--- START OF AVAILABLE DATA ---

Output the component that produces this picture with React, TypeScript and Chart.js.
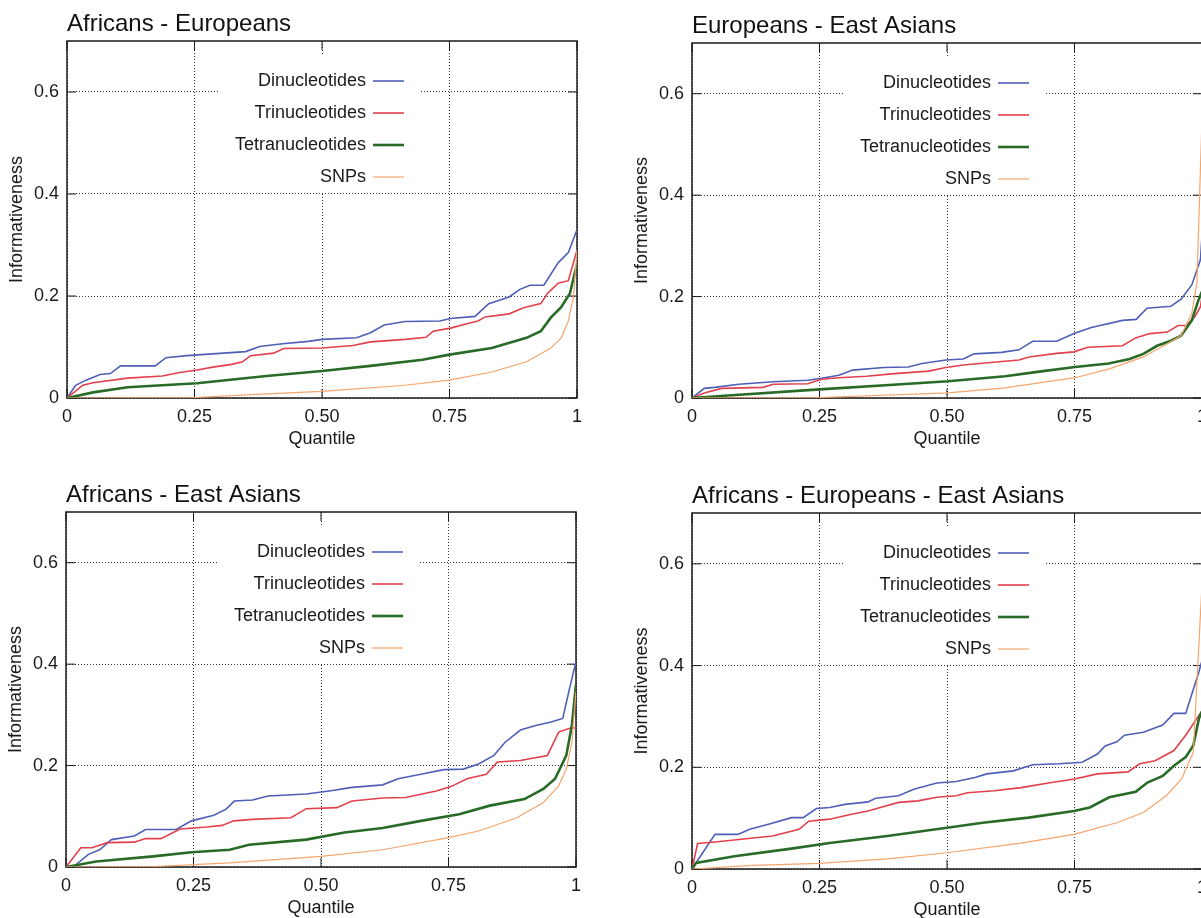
import React, { useEffect, useRef } from "react";
import { Chart, registerables } from "chart.js";
Chart.register(...registerables);

// ---------- data ----------
const SERIES_NAMES = ["Dinucleotides", "Trinucleotides", "Tetranucleotides", "SNPs"];
const X_TICKS = [0, 0.25, 0.5, 0.75, 1];
const X_TICK_LABELS = ["0", "0.25", "0.50", "0.75", "1"];
const Y_TICKS = [0, 0.2, 0.4, 0.6];
const Y_TICK_LABELS = ["0", "0.2", "0.4", "0.6"];
const Y_MAX = 0.7;
const X_TITLE = "Quantile";
const Y_TITLE = "Informativeness";
const PANEL_TITLES = [
  "Africans - Europeans",
  "Europeans - East Asians",
  "Africans - East Asians",
  "Africans - Europeans - East Asians",
];

// Africans - Europeans  [quantile, informativeness]
const AE_DI = [[0,0],[0.017,0.025],[0.037,0.035],[0.065,0.046],[0.085,0.048],[0.105,0.063],[0.173,0.063],[0.194,0.079],[0.235,0.083],[0.35,0.091],[0.378,0.101],[0.418,0.106],[0.473,0.111],[0.5,0.115],[0.568,0.118],[0.595,0.128],[0.622,0.143],[0.663,0.15],[0.731,0.151],[0.752,0.156],[0.8,0.16],[0.827,0.185],[0.867,0.198],[0.888,0.213],[0.908,0.221],[0.935,0.221],[0.963,0.265],[0.983,0.285],[1,0.33]];
const AE_TRI = [[0,0],[0.031,0.025],[0.051,0.03],[0.119,0.039],[0.187,0.043],[0.221,0.05],[0.255,0.055],[0.289,0.061],[0.323,0.066],[0.344,0.071],[0.36,0.083],[0.405,0.088],[0.425,0.097],[0.5,0.098],[0.561,0.103],[0.595,0.11],[0.663,0.115],[0.704,0.119],[0.718,0.131],[0.752,0.137],[0.786,0.146],[0.806,0.151],[0.82,0.159],[0.867,0.165],[0.895,0.177],[0.929,0.185],[0.942,0.205],[0.963,0.225],[0.983,0.23],[1,0.29]];
const AE_TETRA = [[0,0],[0.051,0.011],[0.119,0.021],[0.255,0.029],[0.391,0.043],[0.5,0.053],[0.595,0.063],[0.697,0.075],[0.75,0.085],[0.833,0.098],[0.901,0.118],[0.929,0.131],[0.949,0.158],[0.969,0.178],[0.986,0.205],[0.997,0.251],[1,0.26]];
const AE_SNP = [[0,0],[0.25,0.001],[0.391,0.008],[0.5,0.013],[0.663,0.025],[0.75,0.035],[0.833,0.051],[0.901,0.071],[0.949,0.098],[0.969,0.118],[0.983,0.151],[0.993,0.198],[1,0.29]];

// Europeans - East Asians
const EEA_DI = [[0,0],[0.024,0.019],[0.044,0.021],[0.092,0.027],[0.159,0.032],[0.227,0.035],[0.254,0.039],[0.288,0.045],[0.315,0.055],[0.376,0.06],[0.424,0.061],[0.451,0.068],[0.498,0.075],[0.532,0.077],[0.553,0.087],[0.607,0.09],[0.641,0.095],[0.668,0.112],[0.715,0.112],[0.749,0.127],[0.783,0.139],[0.844,0.153],[0.871,0.155],[0.892,0.177],[0.939,0.181],[0.959,0.195],[0.98,0.223],[0.997,0.273],[1,0.32]];
const EEA_TRI = [[0,0],[0.024,0.01],[0.058,0.019],[0.139,0.021],[0.159,0.027],[0.227,0.028],[0.254,0.037],[0.288,0.04],[0.342,0.043],[0.397,0.048],[0.464,0.053],[0.498,0.06],[0.532,0.065],[0.586,0.07],[0.641,0.075],[0.661,0.081],[0.715,0.088],[0.749,0.091],[0.776,0.1],[0.844,0.103],[0.871,0.119],[0.898,0.127],[0.932,0.13],[0.953,0.143],[0.969,0.143],[0.986,0.16],[0.997,0.18],[1,0.2]];
const EEA_TETRA = [[0,0],[0.071,0.005],[0.25,0.017],[0.41,0.027],[0.502,0.033],[0.614,0.043],[0.681,0.052],[0.751,0.061],[0.817,0.068],[0.858,0.077],[0.885,0.087],[0.912,0.103],[0.939,0.113],[0.959,0.123],[0.98,0.153],[0.993,0.193],[1,0.21]];
const EEA_SNP = [[0,0],[0.25,0.001],[0.502,0.01],[0.614,0.02],[0.751,0.04],[0.817,0.057],[0.885,0.081],[0.932,0.107],[0.959,0.123],[0.98,0.167],[0.99,0.227],[1,0.55]];

// Africans - East Asians
const AEA_DI = [[0,0],[0.014,0],[0.044,0.025],[0.066,0.034],[0.089,0.054],[0.134,0.061],[0.156,0.074],[0.216,0.074],[0.246,0.091],[0.29,0.102],[0.314,0.114],[0.33,0.13],[0.366,0.132],[0.396,0.14],[0.471,0.144],[0.516,0.15],[0.561,0.157],[0.621,0.162],[0.651,0.174],[0.696,0.183],[0.741,0.192],[0.779,0.193],[0.809,0.203],[0.839,0.22],[0.861,0.246],[0.891,0.27],[0.921,0.279],[0.951,0.286],[0.974,0.293],[0.989,0.359],[1,0.405]];
const AEA_TRI = [[0,0],[0.029,0.038],[0.051,0.038],[0.081,0.048],[0.134,0.049],[0.156,0.056],[0.186,0.056],[0.224,0.075],[0.276,0.079],[0.306,0.082],[0.329,0.091],[0.366,0.094],[0.441,0.097],[0.471,0.115],[0.531,0.117],[0.561,0.13],[0.621,0.136],[0.666,0.137],[0.726,0.15],[0.756,0.159],[0.786,0.174],[0.824,0.183],[0.846,0.207],[0.891,0.21],[0.944,0.22],[0.966,0.266],[0.989,0.274],[1,0.274]];
const AEA_TETRA = [[0,0],[0.059,0.011],[0.171,0.021],[0.246,0.029],[0.321,0.034],[0.359,0.044],[0.471,0.054],[0.546,0.068],[0.621,0.077],[0.696,0.091],[0.771,0.104],[0.831,0.121],[0.899,0.134],[0.936,0.154],[0.959,0.174],[0.981,0.22],[0.992,0.28],[1,0.36]];
const AEA_SNP = [[0,0],[0.171,0.001],[0.321,0.008],[0.5,0.021],[0.621,0.034],[0.75,0.058],[0.809,0.071],[0.884,0.097],[0.936,0.127],[0.966,0.16],[0.981,0.193],[0.992,0.246],[1,0.346]];

// Africans - Europeans - East Asians
const AEEA_DI = [[0,0],[0.045,0.068],[0.09,0.068],[0.113,0.078],[0.15,0.088],[0.195,0.101],[0.218,0.101],[0.244,0.119],[0.27,0.121],[0.3,0.127],[0.345,0.132],[0.36,0.139],[0.405,0.144],[0.435,0.157],[0.48,0.169],[0.518,0.172],[0.555,0.18],[0.578,0.187],[0.63,0.193],[0.668,0.205],[0.72,0.207],[0.765,0.21],[0.795,0.226],[0.81,0.242],[0.833,0.25],[0.848,0.263],[0.885,0.269],[0.923,0.283],[0.945,0.306],[0.968,0.306],[0.994,0.388],[1,0.41]];
const AEEA_TRI = [[0,0],[0.011,0.05],[0.045,0.053],[0.12,0.061],[0.158,0.065],[0.21,0.078],[0.229,0.094],[0.27,0.098],[0.315,0.108],[0.345,0.114],[0.405,0.131],[0.443,0.134],[0.48,0.141],[0.518,0.144],[0.54,0.15],[0.593,0.154],[0.645,0.16],[0.705,0.17],[0.75,0.177],[0.795,0.187],[0.855,0.191],[0.878,0.207],[0.908,0.213],[0.945,0.233],[0.968,0.263],[0.994,0.302],[1,0.31]];
const AEEA_TETRA = [[0,0],[0.008,0.012],[0.083,0.025],[0.195,0.04],[0.27,0.051],[0.383,0.065],[0.5,0.081],[0.57,0.091],[0.66,0.101],[0.749,0.114],[0.78,0.121],[0.818,0.141],[0.87,0.152],[0.893,0.17],[0.923,0.183],[0.945,0.203],[0.968,0.22],[0.983,0.243],[0.994,0.296],[1,0.31]];
const AEEA_SNP = [[0,0],[0.12,0.007],[0.249,0.011],[0.383,0.02],[0.5,0.032],[0.645,0.051],[0.749,0.068],[0.833,0.091],[0.885,0.111],[0.93,0.144],[0.96,0.177],[0.983,0.23],[1,0.56]];

const PANEL_SERIES = [
  [AE_DI, AE_TRI, AE_TETRA, AE_SNP],
  [EEA_DI, EEA_TRI, EEA_TETRA, EEA_SNP],
  [AEA_DI, AEA_TRI, AEA_TETRA, AEA_SNP],
  [AEEA_DI, AEEA_TRI, AEEA_TETRA, AEEA_SNP],
];

// ---------- style ----------
const FONT = '"Liberation Sans", Arial, Helvetica, sans-serif';
const TEXT = "#1a1a1a";
const SMALL = 18;
const COLORS = ["#4f5fb6", "#e2404c", "#276b27", "#f4a56c"];
const WIDTHS = [1.6, 1.6, 2.6, 1.2];
const ORDERS = [4, 3, 2, 1];

// plot-area placement of each panel (page px)
const AREAS = [
  { L: 67, T: 41, B: 398 },
  { L: 692, T: 43, B: 398 },
  { L: 66, T: 512, B: 867 },
  { L: 692, T: 513, B: 869 },
];
const PLOT_W = 510;
const AXIS_W = 67;
const AXIS_H = 62;
const TOP_PAD = 45;
const RIGHT_PAD = 23;

const decorPlugin = {
  id: "decor",
  beforeDatasetsDraw(chart: any, _args: any, opts: any) {
    const { ctx, chartArea: a, scales } = chart;
    const line = (x1: number, y1: number, x2: number, y2: number) => {
      ctx.beginPath();
      ctx.moveTo(x1, y1);
      ctx.lineTo(x2, y2);
      ctx.stroke();
    };
    ctx.save();
    // legend background (blanks the grid)
    ctx.fillStyle = "#ffffff";
    ctx.fillRect(a.left + 151, a.top + 13, 202, 139);
    // frame
    ctx.strokeStyle = TEXT;
    ctx.lineWidth = 1.5;
    ctx.strokeRect(a.left, a.top, a.right - a.left, a.bottom - a.top);
    // inward tick marks
    ctx.lineWidth = 1;
    for (const v of X_TICKS) {
      const x = scales.x.getPixelForValue(v);
      line(x, a.top, x, a.top + 9);
      line(x, a.bottom, x, a.bottom - 9);
    }
    for (const v of Y_TICKS) {
      const y = scales.y.getPixelForValue(v);
      line(a.left, y, a.left + 9, y);
      line(a.right, y, a.right - 9, y);
    }
    // legend
    ctx.font = `${SMALL}px ${FONT}`;
    ctx.textAlign = "right";
    ctx.textBaseline = "middle";
    chart.data.datasets.forEach((ds: any, i: number) => {
      const y = a.top + 40 + 32 * i;
      ctx.fillStyle = TEXT;
      ctx.fillText(ds.label, a.left + 299, y);
      ctx.strokeStyle = ds.borderColor;
      ctx.lineWidth = ds.borderWidth;
      line(a.left + 306, y, a.left + 337, y);
    });
    // title
    ctx.font = `24px ${FONT}`;
    ctx.textAlign = "left";
    ctx.fillStyle = "#111";
    ctx.fillText(opts.title, a.left, a.top - 17);
    ctx.restore();
  },
};

function Panel({ index }: { index: number }) {
  const ref = useRef<HTMLCanvasElement>(null);
  const area = AREAS[index];
  const height = area.B - area.T + TOP_PAD + AXIS_H;
  const width = AXIS_W + PLOT_W + RIGHT_PAD;

  useEffect(() => {
    if (!ref.current) return;
    const datasets = PANEL_SERIES[index].map((s, i) => ({
      label: SERIES_NAMES[i],
      data: s.map(([x, y]) => ({ x, y })),
      borderColor: COLORS[i],
      backgroundColor: COLORS[i],
      borderWidth: WIDTHS[i],
      pointRadius: 0,
      tension: 0,
      fill: false,
      order: ORDERS[i],
    }));
    const chart = new Chart(ref.current, {
      type: "line",
      data: { datasets },
      plugins: [decorPlugin],
      options: {
        animation: false,
        responsive: false,
        layout: { padding: { top: TOP_PAD, right: RIGHT_PAD, left: 0, bottom: 0 } },
        plugins: {
          legend: { display: false },
          tooltip: { enabled: false },
          decor: { title: PANEL_TITLES[index] },
        } as any,
        scales: {
          x: {
            type: "linear",
            min: 0,
            max: 1,
            afterBuildTicks: (s: any) => {
              s.ticks = X_TICKS.map((v) => ({ value: v }));
            },
            afterFit: (s: any) => {
              s.height = AXIS_H;
            },
            ticks: {
              padding: 8,
              color: TEXT,
              font: { family: FONT, size: SMALL },
              maxRotation: 0,
              callback: (v: any) => X_TICK_LABELS[X_TICKS.indexOf(Number(v))] ?? "",
            },
            grid: { color: "rgba(0,0,0,0.8)", lineWidth: 1, drawTicks: false },
            border: { display: false, dash: [1, 2] },
            title: {
              display: true,
              text: X_TITLE,
              color: TEXT,
              font: { family: FONT, size: SMALL },
              padding: { top: 0, bottom: 10 },
            },
          },
          y: {
            type: "linear",
            min: 0,
            max: Y_MAX,
            afterBuildTicks: (s: any) => {
              s.ticks = Y_TICKS.map((v) => ({ value: v }));
            },
            afterFit: (s: any) => {
              s.width = AXIS_W;
            },
            ticks: {
              padding: 8,
              color: TEXT,
              font: { family: FONT, size: SMALL },
              callback: (v: any) => Y_TICK_LABELS[Y_TICKS.indexOf(Number(v))] ?? "",
            },
            grid: { color: "rgba(0,0,0,0.8)", lineWidth: 1, drawTicks: false },
            border: { display: false, dash: [1, 2] },
            title: {
              display: true,
              text: Y_TITLE,
              color: TEXT,
              font: { family: FONT, size: SMALL },
              padding: { top: 6, bottom: 0 },
            },
          },
        },
      } as any,
    });
    return () => chart.destroy();
  }, [index]);

  return (
    <canvas
      ref={ref}
      width={width}
      height={height}
      style={{
        position: "absolute",
        left: area.L - AXIS_W,
        top: area.T - TOP_PAD,
        width,
        height,
        display: "block",
      }}
    />
  );
}

export default function App() {
  return (
    <div
      style={{
        position: "fixed",
        left: 0,
        top: 0,
        width: 1201,
        height: 918,
        overflow: "hidden",
        background: "#ffffff",
      }}
    >
      {[0, 1, 2, 3].map((i) => (
        <Panel key={i} index={i} />
      ))}
    </div>
  );
}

--- END OF AVAILABLE DATA ---

_YOUR GOAL_:
From the first line of the material down to the line containing "Chart.register(...registerables);", inclusive, return each line exactly, skipping any picture.

_RESULT OF THE TASK_:
Output the component that produces this picture with React, TypeScript and Chart.js.
import React, { useEffect, useRef } from "react";
import { Chart, registerables } from "chart.js";
Chart.register(...registerables);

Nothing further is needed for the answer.